I'm doing the same thing to the same series heads... I questioned Kevin Kemmer and we swapped pictures back and forth so he could try to educate me... here's some pics of what I've done so far... I've really only roughed them in... the finish work is still to be done.. hope this shows what you want to know.. I'd also welcome any pointers from the experts...
john
before....http://www.clubfte.com/users/jniolon/19a1.jpg
after.....http://www.clubfte.com/users/jniolon/1.jpg
more after http://www.clubfte.com/users/jniolon/1a.jpg
When removing smog bumps and other head material, I normally use my die grinder with carbide rotary burrs for the big pieces and then go to the Dremel with a stone to clean everything up. Takes a little longer, but I have far better control with the Dremel.

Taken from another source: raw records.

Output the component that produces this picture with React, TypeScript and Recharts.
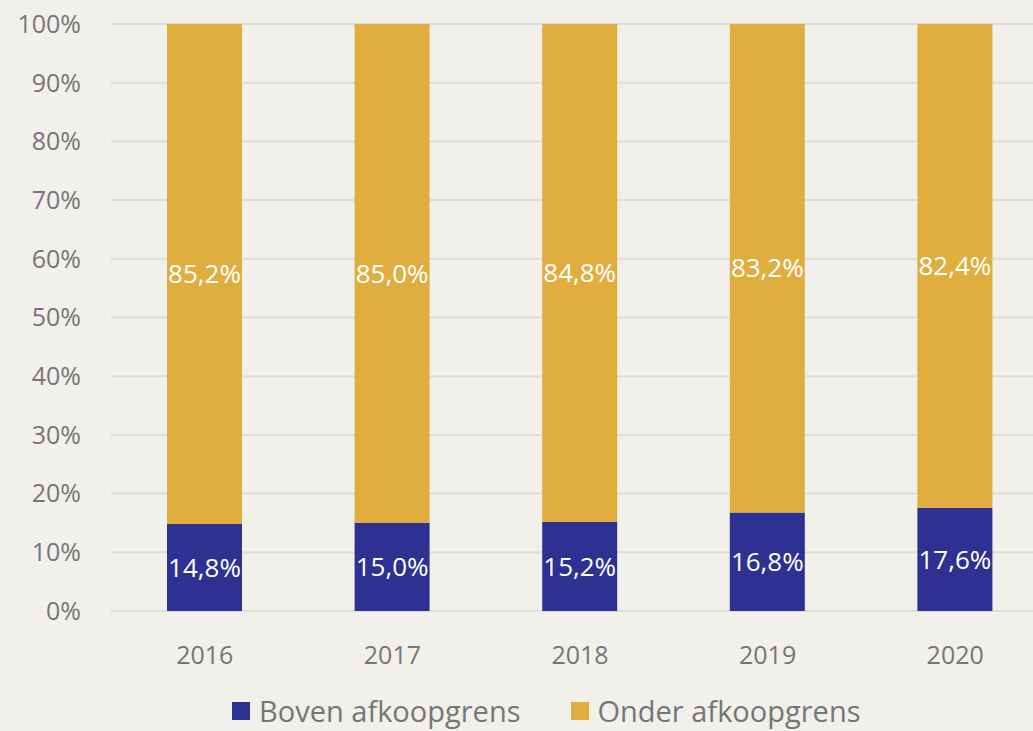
import { BarChart, Bar, XAxis, YAxis, CartesianGrid, Legend, LabelList } from 'recharts'

const years = ['2016', '2017', '2018', '2019', '2020']
const boven = [14.8, 15.0, 15.2, 16.8, 17.6]
const onder = [85.2, 85.0, 84.8, 83.2, 82.4]
const yTicks = [0, 10, 20, 30, 40, 50, 60, 70, 80, 90, 100]

const series = [
  { key: 'boven', name: 'Boven afkoopgrens', color: '#2e3192' },
  { key: 'onder', name: 'Onder afkoopgrens', color: '#dfae3f' },
]

const data = years.map((year, i) => ({ year, boven: boven[i], onder: onder[i] }))

const FONT = '"Open Sans", "Noto Sans", sans-serif'
const GREY = '#767676'

const fmt = (v: any) => `${Number(v).toFixed(1).replace('.', ',')}%`

const LegendContent = () => (
  <div
    style={{
      display: 'flex',
      alignItems: 'center',
      paddingLeft: 232,
      paddingTop: 12,
      gap: 50,
      fontFamily: FONT,
      fontSize: 29,
      color: GREY,
      lineHeight: '36px',
    }}
  >
    {series.map((s) => (
      <div key={s.key} style={{ display: 'flex', alignItems: 'center' }}>
        <span style={{ width: 18, height: 18, background: s.color, marginRight: 9, display: 'inline-block' }} />
        <span>{s.name}</span>
      </div>
    ))}
  </div>
)

export default function App() {
  return (
    <div
      style={{
        position: 'absolute',
        left: 0,
        top: 0,
        width: 1033,
        height: 731,
        overflow: 'hidden',
        background: '#f1f0eb',
      }}
    >
      <BarChart
        width={1049}
        height={731}
        data={data}
        margin={{ top: 24, right: 0, bottom: 0, left: 0 }}
        style={{ fontFamily: FONT }}
      >
        <CartesianGrid vertical={false} stroke="#dfddda" strokeWidth={2} />
        <XAxis
          dataKey="year"
          axisLine={false}
          tickLine={false}
          height={70}
          tickMargin={29}
          tick={{ fill: GREY, fontSize: 25 }}
        />
        <YAxis
          domain={[0, 100]}
          ticks={yTicks}
          width={111}
          axisLine={false}
          tickLine={false}
          tickMargin={24}
          tickFormatter={(v) => `${v}%`}
          tick={{ fill: GREY, fontSize: 25 }}
        />
        <Legend verticalAlign="bottom" height={50} content={<LegendContent />} />
        {series.map((s) => (
          <Bar
            key={s.key}
            dataKey={s.key}
            name={s.name}
            stackId="a"
            fill={s.color}
            barSize={75}
            isAnimationActive={false}
          >
            <LabelList dataKey={s.key} position="center" fill="#ffffff" fontSize={26} formatter={fmt} />
          </Bar>
        ))}
      </BarChart>
    </div>
  )
}
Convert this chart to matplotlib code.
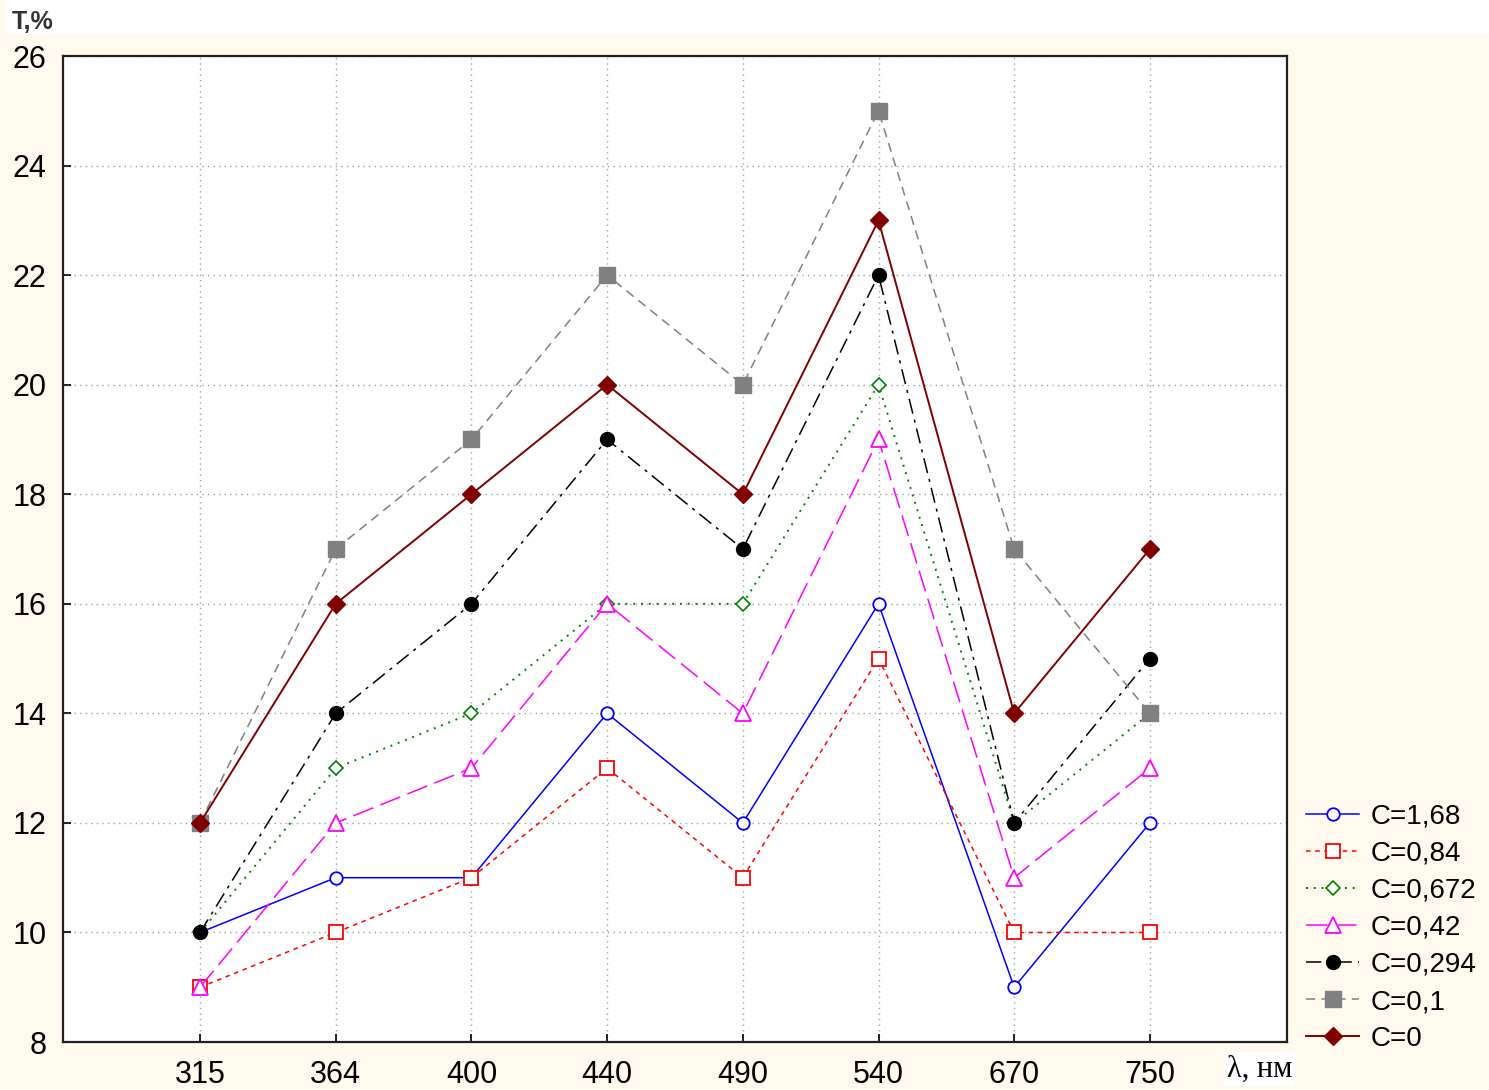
import matplotlib.pyplot as plt
from matplotlib.patches import Rectangle

wavelengths = ["315", "364", "400", "440", "490", "540", "670", "750"]
labels = ["C=1,68", "C=0,84", "C=0,672", "C=0,42", "C=0,294", "C=0,1", "C=0"]
c168 = [10, 11, 11, 14, 12, 16, 9, 12]
c084 = [9, 10, 11, 13, 11, 15, 10, 10]
c0672 = [10, 13, 14, 16, 16, 20, 12, 14]
c042 = [9, 12, 13, 16, 14, 19, 11, 13]
c0294 = [10, 14, 16, 19, 17, 22, 12, 15]
c01 = [12, 17, 19, 22, 20, 25, 17, 14]
c0 = [12, 16, 18, 20, 18, 23, 14, 17]
y_ticks = [8, 10, 12, 14, 16, 18, 20, 22, 24, 26]

bg = "#fff9ee"
fig = plt.figure(figsize=(14.89, 10.90), dpi=100, facecolor=bg)
# white strip along the top
fig.patches.append(Rectangle((0.004, 0.969), 0.996, 0.031, transform=fig.transFigure,
                             facecolor="white", edgecolor="none", zorder=0))
ax = fig.add_axes([0.0423, 0.044, 0.822, 0.9046])
ax.set_facecolor("white")

x = list(range(len(wavelengths)))
lw = 1.1
ms = 8
ax.plot(x, c168, color="#0000ff", lw=lw, ls="-", marker="o", ms=ms + 1, mfc="white", mec="#0000ff", mew=1.3, label=labels[0])
ax.plot(x, c084, color="#ff0000", lw=lw, ls=(0, (3, 3)), marker="s", ms=ms + 2, mfc="white", mec="#ff0000", mew=1.3, label=labels[1])
ax.plot(x, c0672, color="#008000", lw=lw + 0.3, ls=(0, (1, 3)), marker="D", ms=ms - 1, mfc="white", mec="#008000", mew=1.2, label=labels[2])
ax.plot(x, c042, color="#ff00ff", lw=lw, ls=(0, (14, 5)), marker="^", ms=ms + 3, mfc="white", mec="#ff00ff", mew=1.3, label=labels[3])
ax.plot(x, c0294, color="black", lw=lw, ls=(0, (10, 4, 2, 4)), marker="o", ms=ms + 2, mfc="black", mec="black", label=labels[4])
ax.plot(x, c01, color="#808080", lw=lw, ls=(0, (6, 4)), marker="s", ms=ms + 3, mfc="#808080", mec="#808080", label=labels[5])
ax.plot(x, c0, color="#800000", lw=lw + 0.3, ls="-", marker="D", ms=ms + 1, mfc="#800000", mec="#800000", label=labels[6])

ax.set_xlim(-1.01, 8.01)
ax.set_ylim(8, 26)
ax.set_xticks(x)
ax.set_xticklabels(wavelengths)
ax.set_yticks(y_ticks)
ax.grid(True, color="#a0a0a0", ls=(0, (1, 3)), lw=1.0)
ax.tick_params(direction="in", length=6, width=1.2, labelsize=22, pad=13,
               labelfontfamily="Liberation Sans", colors="black")
ax.tick_params(axis="y", pad=12)
for s in ax.spines.values():
    s.set_linewidth(1.6)
    s.set_color("#202020")

fig.text(0.008, 0.969, "T,%", fontsize=18, fontweight="bold", family="Liberation Sans",
         color="#333333", va="bottom", ha="left")
fig.text(0.824, 0.006, "λ, нм", fontsize=22, family="Liberation Serif", va="bottom", ha="left",
         bbox=dict(facecolor="white", edgecolor="none", pad=2))

leg = ax.legend(loc="lower left", bbox_to_anchor=(1.0, -0.03), frameon=False,
                prop={"family": "Liberation Sans", "size": 20}, handlelength=1.9,
                handletextpad=0.4, labelspacing=0.4, borderaxespad=0.3)

fig.savefig("out.png", dpi=100, facecolor=bg)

I stongly suggest that you get a junk head to use for some test grinds, as a full-sized die grinder at 20-30,000 rpm can remove more material than you can believe in the blink of an eye. Even though recommended speeds are 15-20,000 rpm, it takes a pro who does heads for a living to keep the speed down on a consistant basis. Ask me how I know.
Anything you do to the intake ports and combustion chambers of your heads can be wasted motion unless you match the ports to your intake manifold. I've seen aftermarket aluminum intake manifolds with runners 1/2" smaller than stock head intake ports.
This site covers all the basics of porting and manifold matching:
http://www.sa-motorsports.com/diyport.htm
Good luck! You're improving the most inefficient component of the 385 series engine (especially the smog bump) and the results are well worth the effort.
I'm just about done with my heads. I'm pretty satisfied with how it's going. If any one could help me with the compression ratio now, i would be very thankful. Like I said before, it is a 75' 460, so it has the taller deck height, .030 +6c.c. hypertec pistons with two valve reliefs, standard felpro head gaskets, and D3VE-A2A heads. Any help would be appreciated.
We'll need a little more info, like a part number on the pistons or a compression height perhaps, also how much are the heads/block going to be milled, have you had your chambers cc'd? The chambers can vary depending on how many valve jobs have been done, whether you have new seats, if you did any work on the chanbers while doing your porting, etc. etc. Later.
The heads didn't need milled, they were straight as was the block. I used felpro head gaskets with .040 squish. The pistons are +6 c.c. .030 hypertec. It is a 460 bored .030 over with d3ve-a2a heads that have 91 c.c. chambers I believe.